John Wilkins was one of the founding Fellows of the Royal Society and is considered to be one of the key figures in the Society's development. In the years before 1660, he gathered together a group of experimentalists at Wadham College Oxford, where he was Warden. Though a supporter of Cromwell, he linked his group to like-minded Royalists in London upon the Restoration of Charles II. Thus the Royal Society was born, spanning political divides, as an organisation dedicated to experimental learning. Wilkins also made the first ever bequest to the Royal Society, of £400 in 1675 (worth about £50,000 today).
Brian Mercer, inventor of Netlon and Tensar, materials which are quite literally woven into much of the fabric of the modern world from highway crash barriers to fishing nets- bequeathed 10 million from his estate to the Royal Society in 1999. Council has used his gift for the Brian Mercer Awards for Innovation supporting the invention and discovery of novel materials and processes related to the built environment. The awards play a crucial part in taking these findings from the initial research and development stages to commercial viability. Through professional investment management, this endowed fund has grown from its original £10 million to nearly £13 million while providing income for awards of £400,000 annually for the past five years.
The Library recently received a generous bequest of scientific books from the estate of the late Mrs Peggy Cooper (née Filer) of Surrey. Originally purchased by Mrs Cooper’s father F E Filer, the 28 books added to our catalogue date from the 1850s to the 1930s and have strengthened our collection of works in late Victorian natural history significantly.
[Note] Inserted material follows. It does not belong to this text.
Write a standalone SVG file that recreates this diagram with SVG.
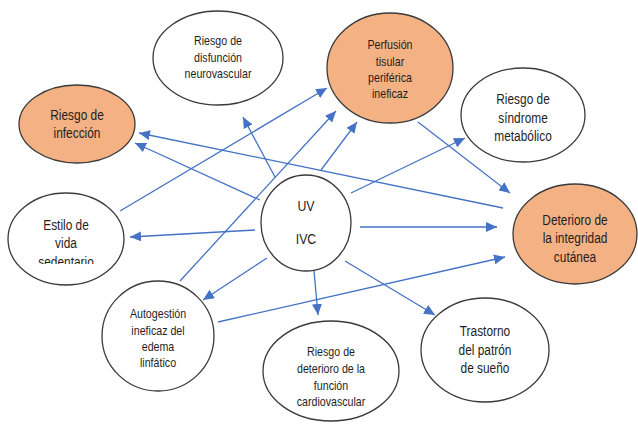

Among the highlights is ‘Lectures on the Physiology of Plants’ (1886) by Sydney Howard Vines FRS, one of the earliest student textbooks on plant metabolism and growth. The topic of apiculture, much in the news recently with stories of declining honeybee numbers, is covered in two delightful works, ‘Bees and bee-keeping; scientific and practical’ (1886) by Frank Cheshire. Many of the books are in handsome decorative bindings, including ‘Flowers of the Field’ (1893) by the Reverend C A Johns.